2017 North American Nakba Tour

Palestinian Voices Shed Light on “Invisible Refugees”

Annie Windholz
4 min readOct 3, 2017


On October 2nd Khawla Hammad and Amena ElAshkar spoke in Syacuse, NY as part of the North American Nakba Tour. You can watch the Syracuse event here. Khawla has been a stateless refugee in Lebanon for 69 years. At 16 years old, her Palestinian village of Kabri was ethnically cleansed and she fled her home. Now she is 84 years old, and and still a refugee in Lebanon, with no citizenship in any country at all. Khawla was accompanied by 23 year old Amena who is also a Palestinian refugee. Amena is a journalist and translator who was born as a stateless refugees in Lebanon, never living outside of the refuge camp.


In the 1800s, anti-semitism spread around Eastern Europe and Europe as a whole. In 1896 Theodor Herzl published The Jewish State, which addressed the “Jewish Problem” and became the founder of political Zionism. The Jewish State and Zionist philosophy asserted that Jewish people needed their own state, and that state would be where Palestine currently was. At that time, Palestine was occupied by the Ottoman Empire which was Muslim.

In 1905 Britain passed the “Alien Act” which banned Jewish immigration to the United Kingdom. Then in 1917 the Balfour Declaration was passed in which the British government issued support toward Jewish people creating their own state in Palestine. At this time in 1917, only 7.6% of the land in Palestine was owned by Jewish people with the rest belonging to Muslim Palestinians, thus, how was a Jewish state to materialize?

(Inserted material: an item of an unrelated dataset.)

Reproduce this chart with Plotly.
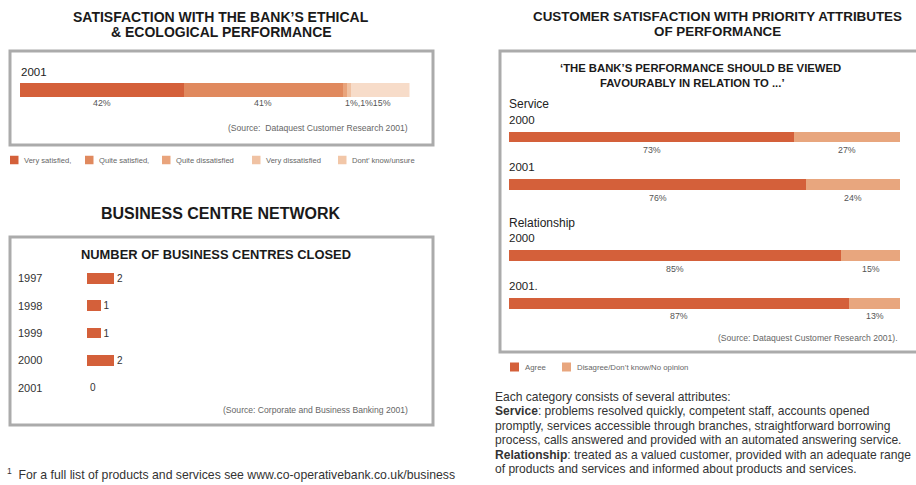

In 1947 Britain pulled out of the issue, and left Palestine’s fate in the hands of the United Nations. At this time the UN was only two years old, and didn’t know the history of the land. The UN decided to split the land in half, with 54% of the land going to the Jewish population, and 46% going to the Palestinian people. After this, Palestinians tried to defend the land that they had lost in this decision, and that’s when the massacres started.


Nakba in Arabic means “catastrophe,” and is used by Palestinians to refer to the massacres that took place in 1948 where Palestinians were killed by Jewish settlers with those who survived fleeing the country to become refugees. There were a total of 750,000 refugees at this time, creating the greatest refugee crisis in the history of the world.

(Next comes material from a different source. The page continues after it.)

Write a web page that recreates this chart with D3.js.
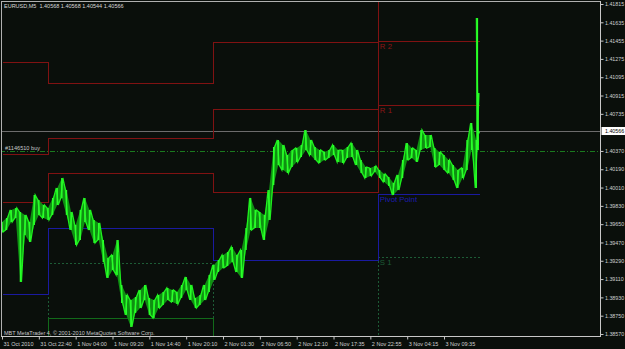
<!DOCTYPE html>
<html><head><meta charset="utf-8">
<script src="https://cdn.jsdelivr.net/npm/d3@7"></script>
<style>html,body{margin:0;padding:0;background:#0a0f0b;overflow:hidden}svg{display:block}</style>
</head><body><svg id="c" width="625" height="349"></svg>
<script>
// ---------- data ----------
const symbolTitle = "EURUSD,M5  1.40568 1.40568 1.40544 1.40566";
const copyright = "MBT MetaTrader 4, \u00A9 2001-2010 MetaQuotes Software Corp.";
const orderLabel = "#1146510 buy";
const orderPrice = 1.40370;
const lastPrice = 1.40566;
const priceTicks = [1.41815,1.41635,1.41455,1.41275,1.41095,1.40915,1.40735,1.40370,1.40190,1.40010,1.39830,1.39650,1.39470,1.39290,1.39110,1.38930,1.38750,1.38570];
const timeTickBars = [0,64,128,192,256,320,384,448,512,576,640,704,768];
const timeTickLabels = ["31 Oct 2010","31 Oct 22:40","1 Nov 04:00","1 Nov 09:20","1 Nov 14:40","1 Nov 20:10","2 Nov 01:30","2 Nov 06:50","2 Nov 12:10","2 Nov 17:35","2 Nov 22:55","3 Nov 04:15","3 Nov 09:35"];
const dayStartBars = [0, 80, 367, 653];
const lastBar = 828;
const visibleBars = 1039;
// pivot indicator levels per day
const levelR2 = [1.41245, 1.41038, 1.41441, 1.41451];
const levelR1 = [1.40340, 1.40497, 1.40783, 1.40822];
const levelRx = [1.39868, 1.40153, 1.39967, 1.42000];
const levelPivot = [1.38964, 1.39613, 1.39298, 1.39947];
const levelS1 = [1.38000, 1.39269, 1.38000, 1.39328];
const levelS2 = [1.37800, 1.38728, 1.37800, 1.37800];
// price samples (every 8 bars, then last bars)
const sampleBars = [0,8,16,24,32,40,48,56,64,72,80,88,96,104,112,120,128,136,144,152,160,168,176,184,192,200,208,216,224,232,240,248,256,264,272,280,288,296,304,312,320,328,336,344,352,360,368,376,384,392,400,408,416,424,432,440,448,456,464,472,480,488,496,504,512,520,528,536,544,552,560,568,576,584,592,600,608,616,624,632,640,648,656,664,672,680,688,696,704,712,720,728,736,744,752,760,768,776,784,792,800,808,816,824,826,827,828];
const highs = [1.39672,1.39711,1.39790,1.39809,1.39770,1.39741,1.39672,1.39937,1.39888,1.39839,1.39809,1.39908,1.40006,1.40104,1.39986,1.39770,1.39642,1.39790,1.39908,1.39790,1.39691,1.39662,1.39495,1.39318,1.39347,1.39495,1.39052,1.38954,1.38905,1.38934,1.39003,1.39052,1.38925,1.38905,1.38954,1.38984,1.39023,1.39003,1.38984,1.39052,1.39131,1.39052,1.38925,1.38954,1.39052,1.39151,1.39249,1.39298,1.39347,1.39377,1.39426,1.39347,1.39396,1.39613,1.39908,1.39790,1.39770,1.39741,1.39986,1.40409,1.40478,1.40429,1.40330,1.40379,1.40399,1.40429,1.40576,1.40478,1.40409,1.40379,1.40360,1.40379,1.40429,1.40379,1.40379,1.40409,1.40448,1.40379,1.40281,1.40212,1.40203,1.40222,1.40183,1.40144,1.40114,1.40055,1.40134,1.40281,1.40448,1.40399,1.40379,1.40576,1.40527,1.40527,1.40399,1.40360,1.40330,1.40281,1.40232,1.40183,1.40203,1.40478,1.40645,1.40478,1.41677,1.40940,1.40568];
const lows = [1.39573,1.39593,1.39672,1.39711,1.39082,1.39544,1.39475,1.39642,1.39741,1.39711,1.39691,1.39741,1.39839,1.39908,1.39741,1.39593,1.39446,1.39495,1.39672,1.39593,1.39465,1.39495,1.39279,1.39121,1.39200,1.39151,1.38876,1.38758,1.38640,1.38777,1.38826,1.38905,1.38758,1.38728,1.38826,1.38856,1.38905,1.38885,1.38866,1.38925,1.39003,1.38905,1.38826,1.38856,1.38905,1.38984,1.39102,1.39180,1.39220,1.39239,1.39279,1.39180,1.39121,1.39396,1.39593,1.39613,1.39613,1.39495,1.39691,1.40035,1.40232,1.40183,1.40153,1.40212,1.40262,1.40311,1.40379,1.40330,1.40281,1.40252,1.40281,1.40301,1.40330,1.40262,1.40252,1.40301,1.40311,1.40232,1.40153,1.40104,1.40124,1.40163,1.40104,1.40065,1.40026,1.39937,1.39986,1.40104,1.40281,1.40301,1.40262,1.40379,1.40399,1.40409,1.40212,1.40232,1.40183,1.40153,1.40085,1.40006,1.40104,1.40183,1.40379,1.40006,1.40379,1.40429,1.40544];

// ---------- drawing ----------
const W = 625, H = 349;
const svg = d3.select("#c");
svg.append("rect").attr("width", W).attr("height", H).attr("fill", "#0a0f0b");
const x = d3.scaleLinear().domain([0, visibleBars]).range([2, 600]);
const y = d3.scaleLinear().domain([1.38570, 1.41815]).range([334, 4]);
const font = "'Liberation Sans', Arial, sans-serif";

svg.append("defs").append("clipPath").attr("id", "plot")
  .append("rect").attr("x", 2).attr("y", 2).attr("width", 598).attr("height", 334);
const g = svg.append("g").attr("clip-path", "url(#plot)");

// current price & order lines
g.append("line").attr("x1", 0).attr("x2", 600).attr("y1", Math.round(y(lastPrice)) + 0.5).attr("y2", Math.round(y(lastPrice)) + 0.5)
  .attr("stroke", "#6c6c6c").attr("stroke-width", 1);
g.append("line").attr("x1", 0).attr("x2", 600).attr("y1", Math.round(y(orderPrice)) + 0.5).attr("y2", Math.round(y(orderPrice)) + 0.5)
  .attr("stroke", "#1a7a1e").attr("stroke-width", 1).attr("stroke-dasharray", "5,2,1,2");
svg.append("text").attr("x", 5).attr("y", Math.round(y(orderPrice)) - 1).text(orderLabel)
  .attr("font-family", font).attr("font-size", 5.6).attr("fill", "#c8c8c8");

// pivot levels as step lines
function stepPts(vals) {
  const pts = dayStartBars.map((b, i) => [b, vals[i]]);
  pts.push([lastBar, vals[vals.length - 1]]);
  return pts;
}
const stepLine = d3.line().x(d => Math.round(x(d[0])) + 0.5).y(d => Math.round(y(d[1])) + 0.5).curve(d3.curveStepAfter);
const levels = [
  {v: levelS1, c: "#1d5c36", dash: "2,2"},
  {v: levelS2, c: "#126a1a", dash: null},
  {v: levelPivot, c: "#1a1aa0", dash: null},
  {v: levelRx, c: "#801212", dash: null},
  {v: levelR1, c: "#801212", dash: null},
  {v: levelR2, c: "#801212", dash: null}
];
levels.forEach(L => {
  const p = g.append("path").attr("d", stepLine(stepPts(L.v))).attr("fill", "none")
    .attr("stroke", L.c).attr("stroke-width", 1).attr("shape-rendering", "crispEdges");
  if (L.dash) p.attr("stroke-dasharray", L.dash);
});
// labels for current day
const lx = x(dayStartBars[3]) + 2;
[[levelR2, "R 2", "#8c1616"], [levelR1, "R 1", "#8c1616"], [levelPivot, "Pivot Point", "#1c1cb0"], [levelS1, "S 1", "#1d5c36"]]
  .forEach(([v, t, c]) => {
    g.append("text").attr("x", lx).attr("y", Math.round(y(v[3])) + 8).text(t)
      .attr("font-family", font).attr("font-size", 7.8).attr("fill", c);
  });

// price band: dark fill between highs and lows, then bright jagged strokes
const pts = sampleBars.map((b, i) => ({b, h: highs[i], l: lows[i]}));
g.append("path").datum(pts)
  .attr("d", d3.area().x(d => x(d.b)).y0(d => y(d.l)).y1(d => y(d.h)))
  .attr("fill", "#0f8f12");
const zig = [];
pts.forEach((d, i) => {
  if (i % 2 === 0) { zig.push([x(d.b) - 1, y(d.h)]); zig.push([x(d.b) + 1, y(d.l)]); }
  else { zig.push([x(d.b) - 1, y(d.l)]); zig.push([x(d.b) + 1, y(d.h)]); }
});
g.append("path").attr("d", d3.line()(zig)).attr("fill", "none")
  .attr("stroke", "#1ef01e").attr("stroke-width", 1.3);
g.selectAll("line.bar").data(pts).join("line").attr("class", "bar")
  .attr("x1", d => x(d.b)).attr("x2", d => x(d.b)).attr("y1", d => y(d.h)).attr("y2", d => y(d.l))
  .attr("stroke", "#2bff2b").attr("stroke-width", 1.4);

// frame
const frame = svg.append("g").attr("stroke", "#b0b0b0").attr("stroke-width", 1).attr("shape-rendering", "crispEdges");
frame.append("line").attr("x1", 1).attr("x2", 601).attr("y1", 1.5).attr("y2", 1.5);
frame.append("line").attr("x1", 1.5).attr("x2", 1.5).attr("y1", 1).attr("y2", 337);
frame.append("line").attr("x1", 600.5).attr("x2", 600.5).attr("y1", 1).attr("y2", 337).attr("stroke", "#c8c8c8");
frame.append("line").attr("x1", 1).attr("x2", 601).attr("y1", 336.5).attr("y2", 336.5).attr("stroke", "#c8c8c8");

// axes
const yAxis = d3.axisRight(y).tickValues(priceTicks).tickSize(3).tickSizeOuter(0).tickFormat(d3.format(".5f"));
const ya = svg.append("g").attr("transform", "translate(600.5,0)").call(yAxis);
ya.select(".domain").remove();
ya.selectAll("line").attr("stroke", "#c8c8c8");
ya.selectAll("text").attr("x", 4.5).attr("font-family", font).attr("font-size", 5.3).attr("fill", "#d0d0d0");

const xAxis = d3.axisBottom(x).tickValues(timeTickBars).tickSize(3).tickSizeOuter(0).tickFormat((d, i) => timeTickLabels[i]);
const xa = svg.append("g").attr("transform", "translate(0,336.5)").call(xAxis);
xa.select(".domain").remove();
xa.selectAll("line").attr("stroke", "#c8c8c8");
xa.selectAll("text").attr("text-anchor", "start").attr("x", 1).attr("y", 9).attr("dy", 0)
  .attr("font-family", font).attr("font-size", 5.5).attr("fill", "#d0d0d0");

// last price box
const ly = y(lastPrice);
svg.append("rect").attr("x", 601.5).attr("y", ly - 4).attr("width", 24).attr("height", 8).attr("fill", "#ffffff");
svg.append("text").attr("x", 605).attr("y", ly).attr("dy", "0.35em").text(d3.format(".5f")(lastPrice))
  .attr("font-family", font).attr("font-size", 5.3).attr("fill", "#000000");

// title & copyright
svg.append("text").attr("x", 4).attr("y", 8).text(symbolTitle)
  .attr("font-family", font).attr("font-size", 5.5).attr("fill", "#d8d8d8").style("white-space", "pre");
svg.append("text").attr("x", 4).attr("y", 335).text(copyright)
  .attr("font-family", font).attr("font-size", 5.5).attr("fill", "#c8c8c8");
</script></body></html>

Khawla, who lived through this time, spoke in Arabic while Amena interpreted for the audience. Khawla spoke about how the Jewish settlers and the Palestinians lived peacefully at this time- even celebrating weddings together. In 1948 though, this changed when Jewish people took over her village. It was such a departure from the way things had been she said that she could hardly believe it.

From Baddawi- a graphic novel telling the story of a Palestinian refugee boy

Attacks on Refugee Camps

After Nakba, the UN issued a declaration for the “Right of Return” for Palestinian refugees in the diaspora (in Jordan, Lebanon and Syria) to return to their home country. This encouraged Israel to invade Lebanon and repeatedly attack the Palestinian refugee camps in an attempt to further ethnically cleanse the population. During this time three of Khawla’s children were killed along with many others.

Current Day

Life in refugee camps around the world is much the same regardless of population: refugees are unable to get work legally, they are unable to leave the camp and interact with the general population of the country they are in, and they are unable to get good healthcare, education and food. In the Palestinian refugee camps where Khalwa and Amena live, they have to buy tap water outside the camp because the local water is not good to drink. Also, no building materials are allowed into the camp, so no new properties can be built.

Currently today, there are 12 refugee camps in Lebanon, with 15 unofficial Palestinian gatherings in the country. The biggest camp, Ain ElHelweh, in the country is 1 square mile with 100,000 people living within it. It is known as the “capitol of the Diaspora.” Amena explained that she and her Palestinian community does not want to be resettled in another country, she wants to return to Palestine. The only other citizenships she would take would be American, Canadian or European because they are the only countries that allow travel to Palestine.

The US sends 11 million dollars a day to Israel. So the way that Israel treats Palestinians is an American issue as well, since the US funds a large part of its actions.